Merging many Trajectories

You can easily merge several trajectories located in one directory into one with

pypet.merge_all_in_folder(folder, ext='.hdf5', dynamic_imports=None, storage_service=None, force=False, ignore_data=(), move_data=False, delete_other_files=False, keep_info=True, keep_other_trajectory_info=True, merge_config=True, backup=True)[source]

Merges all files in a given folder.

IMPORTANT: Does not check if there are more than 1 trajectory in a file. Always uses the last trajectory in file and ignores the other ones.

Trajectories are merged according to the alphabetical order of the files, i.e. the resulting merged trajectory is found in the first file (according to lexicographic ordering).

  • folder – folder (not recursive) where to look for files
  • ext – only files with the given extension are used
  • dynamic_imports – Dynamic imports for loading
  • storage_service – storage service to use, leave None to use the default one
  • force – If loading should be forced.
  • delete_other_files – Deletes files of merged trajectories

All other parameters as in f_merge_many of the trajectory.

Returns:The merged traj

Manual Runs

If you don’t want to use an Environment but manually schedule runs, take a look at the following decorator:

pypet.manual_run(turn_into_run=True, store_meta_data=True, clean_up=True)[source]

Can be used to decorate a function as a manual run function.

This can be helpful if you want the run functionality without using an environment.

  • turn_into_run – If the trajectory should become a single run with more specialized functionality during a single run.
  • store_meta_data – If meta-data like runtime should be automatically stored
  • clean_up – If all data added during the single run should be removed, only works if turn_into_run=True.

General Equality Function and Comparisons of Parameters and Results

Module containing utility functions to compare parameters and results


Returns an attribute value dictionary much like __dict__ but incorporates __slots__

pypet.utils.comparisons.nested_equal(a, b)[source]

Compares two objects recursively by their elements.

Also handles numpy arrays, pandas data and sparse matrices.
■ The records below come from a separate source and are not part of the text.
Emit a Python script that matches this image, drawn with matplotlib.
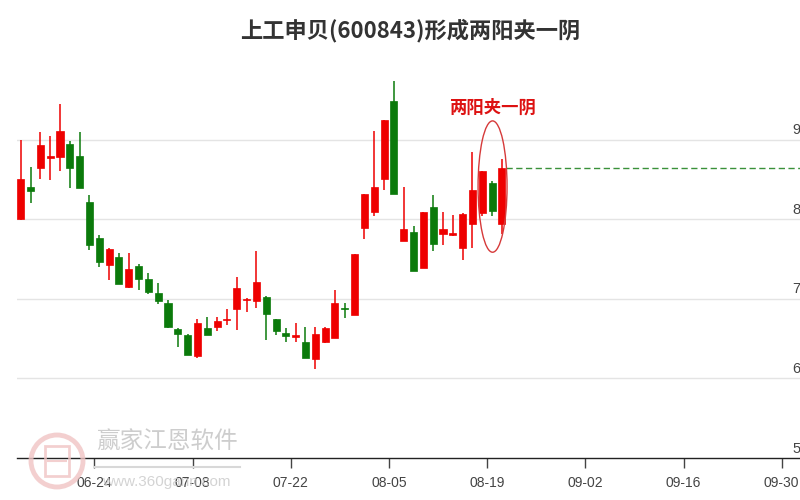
import numpy as np
import matplotlib
matplotlib.use("Agg")
import matplotlib.pyplot as plt
from matplotlib.patches import Ellipse, Rectangle
import matplotlib.transforms as mtransforms

plt.rcParams['font.family'] = ['Noto Sans CJK SC', 'DejaVu Sans']

# daily candles
opens  = [8.00, 8.40, 8.64, 8.77, 8.78, 8.95, 8.80, 8.22, 7.77, 7.42,
          7.52, 7.15, 7.41, 7.25, 7.07, 6.95, 6.62, 6.55, 6.28, 6.63,
          6.65, 6.73, 6.87, 6.98, 6.97, 7.02, 6.74, 6.57, 6.52, 6.46,
          6.24, 6.46, 6.51, 6.89, 6.80, 7.89, 8.09, 8.50, 9.49, 7.73,
          7.84, 7.39, 8.15, 7.81, 7.80, 7.64, 7.94, 8.08, 8.46, 7.94]
highs  = [8.99, 8.65, 9.10, 9.04, 9.45, 8.98, 9.10, 8.30, 7.80, 7.64,
          7.58, 7.57, 7.44, 7.32, 7.20, 6.98, 6.63, 6.56, 6.74, 6.77,
          6.77, 6.87, 7.27, 7.01, 7.60, 7.04, 6.74, 6.63, 6.69, 6.64,
          6.65, 6.65, 7.11, 6.95, 7.56, 8.32, 9.11, 9.24, 9.73, 8.41,
          7.91, 8.09, 8.30, 8.09, 8.05, 8.08, 8.85, 8.61, 8.48, 8.75]
lows   = [7.99, 8.20, 8.51, 8.49, 8.61, 8.39, 8.39, 7.61, 7.40, 7.23,
          7.18, 7.13, 7.11, 7.06, 6.93, 6.63, 6.40, 6.29, 6.25, 6.54,
          6.60, 6.67, 6.61, 6.84, 6.89, 6.48, 6.54, 6.46, 6.46, 6.25,
          6.12, 6.44, 6.51, 6.76, 6.80, 7.75, 8.04, 8.37, 8.32, 7.73,
          7.35, 7.39, 7.60, 7.68, 7.79, 7.49, 7.64, 8.04, 8.04, 7.82]
closes = [8.51, 8.35, 8.93, 8.79, 9.11, 8.64, 8.39, 7.68, 7.46, 7.63,
          7.18, 7.37, 7.25, 7.08, 6.97, 6.65, 6.56, 6.30, 6.69, 6.54,
          6.72, 6.75, 7.14, 7.00, 7.21, 6.81, 6.60, 6.53, 6.54, 6.26,
          6.56, 6.63, 6.95, 6.87, 7.56, 8.32, 8.40, 9.24, 8.32, 7.88,
          7.35, 8.09, 7.69, 7.88, 7.83, 8.07, 8.37, 8.61, 8.10, 8.64]

# x axis: trading day index of each labelled Monday
tick_days = [8, 18, 28, 38, 48, 58, 68, 78]
tick_labels = ['06-24', '07-08', '07-22', '08-05', '08-19', '09-02', '09-16', '09-30']
y_ticks = [5, 6, 7, 8, 9]

title = '上工申贝(600843)形成两阳夹一阴'
note = '两阳夹一阴'

up_col = '#ee0000'
down_col = '#0b7a0b'

fig = plt.figure(figsize=(8, 5), dpi=100)
ax = fig.add_axes([17/800, 1 - 458/500, 1 - 17/800, 398/500])

x = np.arange(len(opens))
o = np.array(opens)
c = np.array(closes)
colors = [up_col if cc >= oo else down_col for oo, cc in zip(o, c)]

# grid
for v in y_ticks[1:]:
    ax.axhline(v, color='#e4e4e4', lw=1, zorder=0)

ax.vlines(x, lows, highs, colors=colors, lw=1.1, zorder=2)
body_h = np.maximum(np.abs(c - o), 0.02)
ax.bar(x, body_h, bottom=np.minimum(o, c), width=0.72, color=colors,
       edgecolor=colors, lw=0.5, zorder=3)

# dashed line at last close
ax.hlines(closes[-1], x[-1] + 0.45, 90, colors='#3a913a', lw=1,
          linestyles=(0, (4.5, 2.5)), zorder=2)

# circle round the pattern
ax.add_patch(Ellipse((48.05, 8.41), 2.95, 1.65, fill=False,
                     edgecolor='#d63a3a', lw=1, zorder=4))
ax.text(48.0, 9.40, note, ha='center', va='center', fontsize=12.5,
        fontweight='bold', color='#dd1111')

ax.set_xlim(-0.38, 79.36)
ax.set_ylim(5, 10)
ax.set_yticks([])
ax.set_xticks([d - 0.5 for d in tick_days])
ax.set_xticklabels(tick_labels, fontsize=10, color='#444444',
                   family='Liberation Sans')
ax.tick_params(axis='x', length=7, width=1, color='#444444', pad=6)
for s in ['top', 'right', 'left']:
    ax.spines[s].set_visible(False)
ax.spines['bottom'].set_color('#222222')
ax.spines['bottom'].set_linewidth(1)

# price labels at right edge
trans = mtransforms.blended_transform_factory(fig.transFigure, ax.transData)
for v in y_ticks:
    ax.text(792/800, v + 0.03, str(v), transform=trans, ha='left', va='bottom',
            fontsize=10.5, color='#444444', family='Liberation Sans', clip_on=False)

fig.text(410/800, 1 - 31/500, title, ha='center', va='center', fontsize=16,
         fontweight='bold', color='#333333')

# watermark (logo + name), sits behind the axis
wm = fig.transFigure
fig.patches.append(Ellipse((57/800, 1 - 461/500), 52/800, 52/500, transform=wm,
                           fill=False, edgecolor='#f0c4c4', lw=3.5, alpha=0.8))
fig.patches.append(Rectangle((45/800, 1 - 476/500), 24/800, 30/500, transform=wm,
                             fill=False, edgecolor='#f0c4c4', lw=2, alpha=0.8))
fig.patches.append(Rectangle((47/800, 1 - 461/500), 20/800, 0.1/500, transform=wm,
                             fill=False, edgecolor='#f0c4c4', lw=1.5, alpha=0.8))
fig.text(167/800, 1 - 442/500, '赢家江恩软件', ha='center', va='center',
         fontsize=17, color='#c8c8c8', alpha=0.9)
fig.lines.append(plt.Line2D([95/800, 240/800], [1 - 467/500, 1 - 467/500],
                            transform=wm, color='#d8d8d8', lw=1.5))
fig.text(166/800, 1 - 482/500, 'www.360gann.com', ha='center', va='center',
         fontsize=11, color='#cccccc', alpha=0.85, family='Liberation Sans')

fig.savefig('out.png', dpi=100)
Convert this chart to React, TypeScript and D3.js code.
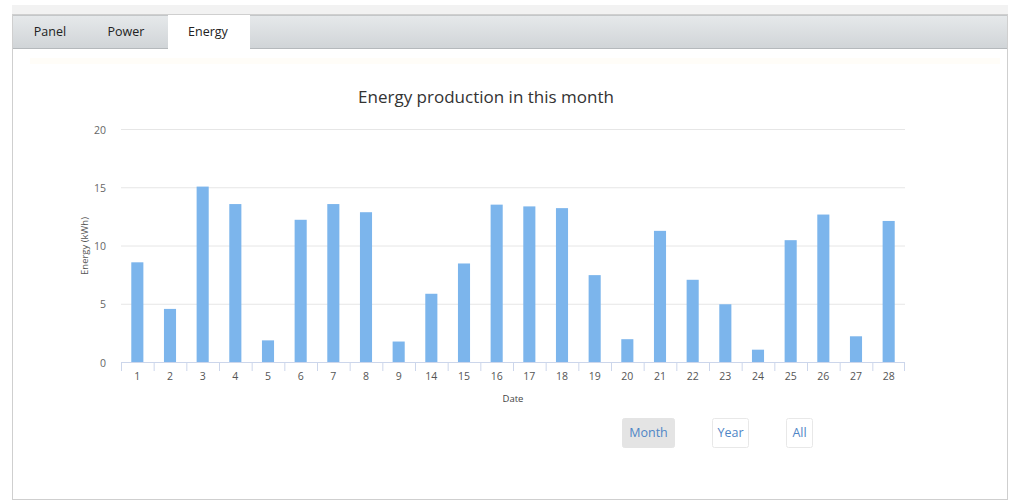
import React from "react";
import * as d3 from "d3";

const categories = ["1","2","3","4","5","6","7","8","9","14","15","16","17","18","19","20","21","22","23","24","25","26","27","28"];
const energy = [8.6,4.6,15.1,13.6,1.9,12.25,13.6,12.9,1.8,5.9,8.5,13.55,13.4,13.25,7.5,2.0,11.3,7.1,5.0,1.1,10.5,12.7,2.25,12.15];
const yTicks = [0,5,10,15,20];
const tabs = ["Panel","Power","Energy"];
const rangeButtons = ["Month","Year","All"];

const W = 1012, H = 503;
const FONT = "'Open Sans', 'DejaVu Sans', sans-serif";

export default function App() {
  const x = d3.scaleBand<string>().domain(categories).range([121, 905]).paddingInner(0.63).paddingOuter(0.315);
  const xb = d3.scaleBand<string>().domain(categories).range([121, 905]);
  const y = d3.scaleLinear().domain([0, 20]).range([362.5, 129.5]);

  const tabCenters = [50, 126, 208];
  const activeTab = { x: 168, w: 82 };
  const btn = [
    { x: 622, w: 52, active: true },
    { x: 712, w: 36, active: false },
    { x: 786, w: 26, active: false },
  ];

  return (
    <svg width={W} height={H} style={{ position: "absolute", left: 0, top: 0, display: "block" }}>
      <defs>
        <linearGradient id="tabbar" x1="0" y1="0" x2="0" y2="1">
          <stop offset="0" stopColor="#e6e9eb" />
          <stop offset="1" stopColor="#d0d4d7" />
        </linearGradient>
      </defs>
      <rect x={0} y={0} width={W} height={H} fill="#ffffff" />
      <rect x={12} y={5} width={996} height={10} fill="#f2f2f2" />
      {/* outer panel */}
      <rect x={12.5} y={14.5} width={995} height={485} fill="#ffffff" stroke="#cfcfcf" />
      {/* tab bar */}
      <rect x={13} y={15} width={994} height={34} fill="url(#tabbar)" />
      <line x1={13} x2={1007} y1={15.5} y2={15.5} stroke="#c4c7c9" />
      <line x1={13} x2={1007} y1={48.5} y2={48.5} stroke="#b5b9bc" />
      <rect x={activeTab.x} y={15} width={activeTab.w} height={35} fill="#ffffff" />
      {tabs.map((t, i) => (
        <text key={t} x={tabCenters[i]} y={36} textAnchor="middle" fontFamily={FONT} fontSize={12.5} fill="#222">
          {t}
        </text>
      ))}
      <rect x={30} y={58} width={970} height={6} fill="#fffdf8" />

      {/* title */}
      <text x={486} y={103} textAnchor="middle" fontFamily={FONT} fontSize={17} fill="#333">
        Energy production in this month
      </text>

      {/* grid */}
      {yTicks.map((t) => (
        <g key={t}>
          {t > 0 && <line x1={121} x2={905} y1={y(t)} y2={y(t)} stroke="#e6e6e6" />}
          <text x={106} y={y(t) + 4} textAnchor="end" fontFamily={FONT} fontSize={10.5} fill="#666">
            {t}
          </text>
        </g>
      ))}
      <text transform={`translate(88,246) rotate(-90)`} textAnchor="middle" fontFamily={FONT} fontSize={9.5} fill="#555">
        Energy (kWh)
      </text>

      {/* bars */}
      {categories.map((c, i) => (
        <rect key={c} x={x(c)} y={y(energy[i])} width={x.bandwidth()} height={y(0) - y(energy[i])} fill="#7cb5ec" />
      ))}

      {/* x axis */}
      <line x1={121} x2={905} y1={362.5} y2={362.5} stroke="#ccd6eb" />
      {categories.map((c) => (
        <line key={"t" + c} x1={(xb(c) as number) + 0.5} x2={(xb(c) as number) + 0.5} y1={362} y2={371} stroke="#ccd6eb" />
      ))}
      <line x1={904.5} x2={904.5} y1={362} y2={371} stroke="#ccd6eb" />
      {categories.map((c) => (
        <text key={"l" + c} x={(xb(c) as number) + xb.bandwidth() / 2} y={380} textAnchor="middle" fontFamily={FONT} fontSize={10.5} fill="#555">
          {c}
        </text>
      ))}
      <text x={513} y={402} textAnchor="middle" fontFamily={FONT} fontSize={9.5} fill="#444">
        Date
      </text>

      {/* range buttons */}
      {rangeButtons.map((b, i) => (
        <g key={b}>
          <rect x={btn[i].x + 0.5} y={418.5} width={btn[i].w} height={29} fill={btn[i].active ? "#e4e4e4" : "#ffffff"} stroke={btn[i].active ? "#e4e4e4" : "#e8e8e8"} rx={2} />
          <text x={btn[i].x + btn[i].w / 2 + 0.5} y={437} textAnchor="middle" fontFamily={FONT} fontSize={12.5} fill="#4f86c6">
            {b}
          </text>
        </g>
      ))}
    </svg>
  );
}
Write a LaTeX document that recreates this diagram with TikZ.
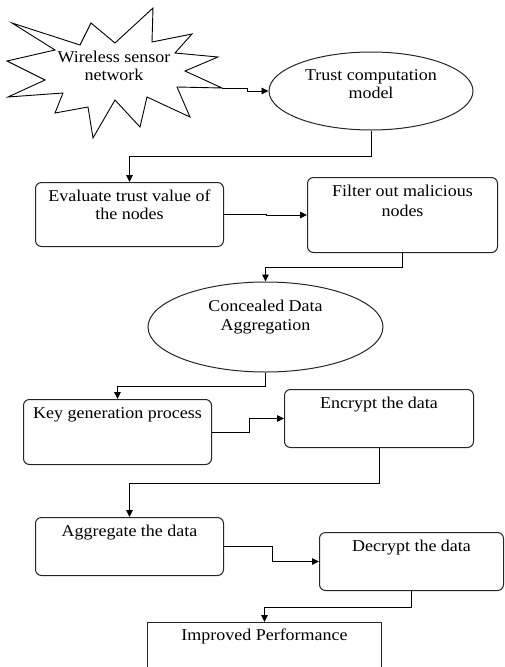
\documentclass[tikz,border=0pt]{standalone}
\usepackage{fontspec}
\setmainfont[FakeStretch=1.09]{Liberation Serif}
\usetikzlibrary{arrows.meta,shapes.geometric}
\begin{document}
\begin{tikzpicture}[x=1pt,y=-1pt,
  box/.style={draw=black!85, line width=1pt, rounded corners=6pt, inner sep=0pt, anchor=north west},
  sharpbox/.style={draw=black!85, line width=1pt, inner sep=0pt, anchor=north west},
  ell/.style={ellipse, draw=black!85, line width=1pt, inner sep=0pt},
  txt/.style={font=\fontsize{16.5}{18}\selectfont, align=center, inner sep=0pt},
  arr/.style={line width=0.9pt, -{Triangle[length=7pt,width=6.5pt]}},
  starline/.style={line width=0.9pt, line join=miter}
]
\useasboundingbox (0,0) rectangle (504,667);
\clip (0,0) rectangle (504,667);

% star
\draw[starline] (12,23) -- (80,45) -- (91,23) -- (115,43) -- (153,8) -- (152,42)
  -- (192,34) -- (175,53) -- (218,57) -- (185,71) -- (222,88) -- (177,87)
  -- (190,117) -- (147,97) -- (140,127) -- (115,100) -- (93,138) -- (88,107)
  -- (55,113) -- (63,93) -- (8,97) -- (45,80) -- (7,61) -- (55,50) -- cycle;
\coordinate (wsntip) at (222,88);
\node[txt] (wsn) at (114,65.5) {Wireless sensor\\network};

% shapes
\node[ell, minimum width=204pt, minimum height=78pt] (trust) at (371,91) {};
\node[txt] (trustt) at (371,84.5) {Trust computation\\model};

\node[box, minimum width=188pt, minimum height=64pt] (eval) at (35,182) {};
\node[txt, anchor=north] (evalt) at ([yshift=-8pt]eval.north) {Evaluate trust value of\\the nodes};

\node[box, minimum width=190pt, minimum height=75pt] (filter) at (307,177) {};
\node[txt, anchor=north] (filtert) at ([yshift=-8pt]filter.north) {Filter out malicious\\[1.5pt]nodes};

\node[ell, minimum width=235pt, minimum height=90pt] (conc) at (265.5,327) {};
\node[txt] (conct) at (265.5,317) {Concealed Data\\[1.5pt]Aggregation};

\node[box, minimum width=188pt, minimum height=65pt] (key) at (23,399) {};
\node[txt, anchor=north] (keyt) at ([yshift=-8pt]key.north) {Key generation process};

\node[box, minimum width=189pt, minimum height=58pt] (enc) at (284,389) {};
\node[txt, anchor=north] (enct) at ([yshift=-8pt]enc.north) {Encrypt the data};

\node[box, minimum width=188pt, minimum height=58pt] (agg) at (35,517) {};
\node[txt, anchor=north] (aggt) at ([yshift=-8pt]agg.north) {Aggregate the data};

\node[box, minimum width=184pt, minimum height=58pt] (dec) at (319,532) {};
\node[txt, anchor=north] (dect) at ([yshift=-8pt]dec.north) {Decrypt the data};

\node[sharpbox, minimum width=234pt, minimum height=80pt] (imp) at (147,622) {};
\node[txt, anchor=north] (impt) at ([yshift=-7pt]imp.north) {Improved Performance};

% connectors
\draw[arr] (wsntip) -- ++(25,0) |- (trust.west);
\draw[arr] (trust.south) -- ++(0,26) -| (eval.north);
\draw[arr] (eval.east) -- ++(42,0) |- (filter.west);
\draw[arr] (filter.south) -- ++(0,14) -| (conc.north);
\draw[arr] (conc.south) -- ++(0,14) -| (key.north);
\draw[arr] (key.east) -- ++(37,0) |- (enc.west);
\draw[arr] (enc.south) -- ++(0,35) -| (agg.north);
\draw[arr] (agg.east) -- ++(48,0) |- (dec.west);
\draw[arr] (dec.south) -- ++(0,16) -| (imp.north);
\end{tikzpicture}
\end{document}
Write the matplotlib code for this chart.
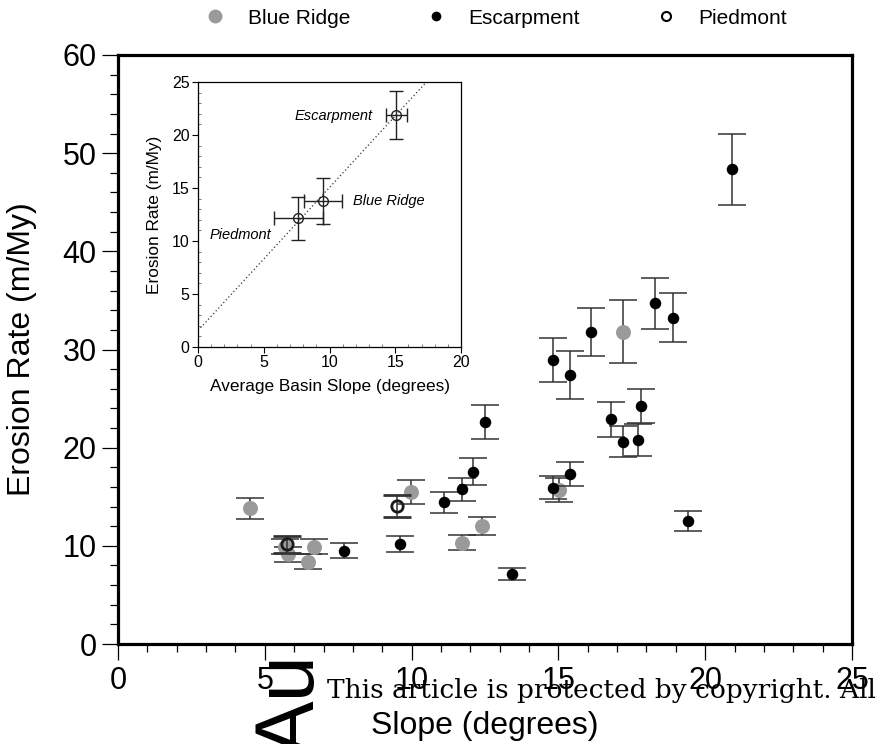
import matplotlib
matplotlib.use("Agg")
import matplotlib.pyplot as plt
import numpy as np
from matplotlib.ticker import MultipleLocator
from matplotlib.lines import Line2D

plt.rcParams['font.family'] = ['Liberation Sans', 'DejaVu Sans']

# basin slope (degrees), erosion rate (m/My), 1-sigma error
br_slope = [4.50, 5.70, 5.80, 6.48, 6.68, 9.99, 11.70, 12.39, 15.03, 17.21]
br_rate = [13.82, 9.90, 9.13, 8.38, 9.91, 15.51, 10.33, 12.02, 15.69, 31.82]
br_err = [1.10, 0.76, 0.75, 0.77, 0.76, 1.20, 0.80, 0.90, 1.20, 3.20]

esc_slope = [7.70, 9.60, 11.10, 11.70, 12.10, 12.50, 13.41, 14.80, 14.80, 15.40,
             15.40, 16.10, 16.80, 17.21, 17.70, 17.80, 18.30, 18.90, 19.40, 20.91]
esc_rate = [9.51, 10.19, 14.43, 15.76, 17.55, 22.65, 7.13, 28.93, 15.93, 27.40,
            17.32, 31.82, 22.89, 20.61, 20.78, 24.24, 34.70, 33.24, 12.53, 48.35]
esc_err = [0.78, 0.80, 1.10, 1.20, 1.40, 1.73, 0.60, 2.20, 1.20, 2.40,
           1.27, 2.45, 1.78, 1.60, 1.65, 1.73, 2.60, 2.50, 1.00, 3.60]

pied_slope = [5.75, 9.49]
pied_rate = [10.15, 14.06]
pied_err = [0.85, 1.15]

# regional averages for the inset
avg_names = ['Piedmont', 'Blue Ridge', 'Escarpment']
avg_slope = [7.63, 9.53, 15.06]
avg_slope_err = [1.88, 1.45, 0.80]
avg_rate = [12.14, 13.77, 21.89]
avg_rate_err = [2.00, 2.20, 2.25]
fit_slope, fit_icept = 1.35, 1.55

grey = '#9a9a9a'
ecol = '#333333'

fig = plt.figure(figsize=(8.76, 7.44), dpi=100)

# watermark behind the figure (only its first letters show)
fig.text(314 / 876, 1 - 756 / 744, 'Au', rotation=90,
         rotation_mode='anchor', ha='left', va='baseline', fontsize=60,
         color='black', zorder=-1)

ax = fig.add_axes([118 / 876, 1 - 644 / 744, 734 / 876, 589 / 744])

ax.errorbar(br_slope, br_rate, yerr=br_err, fmt='o', color=grey, ms=10.8,
            mec='none', ecolor=ecol, elinewidth=1.1, capsize=10, capthick=1.1,
            zorder=2)
ax.errorbar(esc_slope, esc_rate, yerr=esc_err, fmt='o', color='black', ms=8.3,
            mec='none', ecolor=ecol, elinewidth=1.1, capsize=10, capthick=1.1,
            zorder=3)
ax.errorbar(pied_slope, pied_rate, yerr=pied_err, fmt='o', mfc='none',
            mec='#1a1a1a', mew=2.0, ms=8.2, ecolor=ecol, elinewidth=1.1,
            capsize=10, capthick=1.1, zorder=4)

ax.set_xlim(0, 25)
ax.set_ylim(0, 60)
ax.xaxis.set_major_locator(MultipleLocator(5))
ax.xaxis.set_minor_locator(MultipleLocator(1))
ax.yaxis.set_major_locator(MultipleLocator(10))
ax.yaxis.set_minor_locator(MultipleLocator(2))
ax.tick_params(which='major', direction='out', length=11.5, width=0.9,
               labelsize=22, pad=4)
ax.tick_params(which='minor', direction='out', length=5.8, width=0.9)
for sp in ax.spines.values():
    sp.set_linewidth(2.3)
ax.set_xlabel('Slope (degrees)', fontsize=23, labelpad=11)
ax.set_ylabel('Erosion Rate (m/My)', fontsize=23, labelpad=18)

handles = [
    Line2D([], [], ls='none', marker='o', color=grey, mec='none', ms=10),
    Line2D([], [], ls='none', marker='o', color='black', mec='none', ms=7),
    Line2D([], [], ls='none', marker='o', mfc='none', mec='black', mew=1.5,
           ms=6.5),
]
fig.legend(handles, ['Blue Ridge', 'Escarpment', 'Piedmont'], ncol=3,
           loc='center', bbox_to_anchor=(496 / 876, 1 - 18 / 744),
           frameon=False, fontsize=15, handlelength=1.0, handletextpad=1.07,
           columnspacing=3.6)

# inset: basin averages
ins = fig.add_axes([198 / 876, 1 - 347 / 744, 263 / 876, 265 / 744])
xs = np.array([0, 20])
ins.plot(xs, fit_slope * xs + fit_icept, ls=(0, (1, 2)), color='#333333',
         lw=0.9)
ins.errorbar(avg_slope, avg_rate, xerr=avg_slope_err, yerr=avg_rate_err,
             fmt='o', mfc='none', mec='#222222', mew=1.0, ms=7,
             ecolor='#222222', elinewidth=1.0, capsize=5, capthick=1.0)
ins.text(13.3, 21.8, 'Escarpment', style='italic', fontsize=10.5,
         ha='right', va='center')
ins.text(11.77, 13.8, 'Blue Ridge', style='italic', fontsize=10.5,
         ha='left', va='center')
ins.text(0.86, 10.57, 'Piedmont', style='italic', fontsize=10.5,
         ha='left', va='center')
ins.set_xlim(0, 20)
ins.set_ylim(0, 25)
ins.xaxis.set_major_locator(MultipleLocator(5))
ins.xaxis.set_minor_locator(MultipleLocator(1))
ins.yaxis.set_major_locator(MultipleLocator(5))
ins.yaxis.set_minor_locator(MultipleLocator(1))
ins.tick_params(which='major', direction='out', length=4.5, width=0.8,
                labelsize=11.5, pad=1.5)
ins.tick_params(which='minor', direction='in', length=2.2, width=0.6,
                color='#666666')
for sp in ins.spines.values():
    sp.set_linewidth(0.9)
ins.set_xlabel('Average Basin Slope (degrees)', fontsize=12.4, labelpad=6)
ins.set_ylabel('Erosion Rate (m/My)', fontsize=12.4, labelpad=7)

fig.text(327 / 876, 1 - 698 / 744, 'This article is protected by copyright. All',
         family=['DejaVu Serif'], fontsize=19,
         va='baseline', ha='left', zorder=10)

fig.savefig('out.png', dpi=100)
First checks if the data falls into the above categories. If not, it is checked if a or b are some type of sequence or mapping and the contained elements are compared. If this is not the case, it is checked if a or b do provide a custom __eq__ that evaluates to a single boolean value. If this is not the case, the attributes of a and b are compared. If this does not help either, normal == is used.

Assumes hashable items are not mutable in a way that affects equality. Based on the suggestion from HERE, thanks again Lauritz V. Thaulow :-)

pypet.utils.comparisons.parameters_equal(a, b)[source]

Compares two parameter instances

Checks full name, data, and ranges. Does not consider the comment.

Returns:True or False
Raises:ValueError if both inputs are no parameter instances
pypet.utils.comparisons.results_equal(a, b)[source]

Compares two result instances

Checks full name and all data. Does not consider the comment.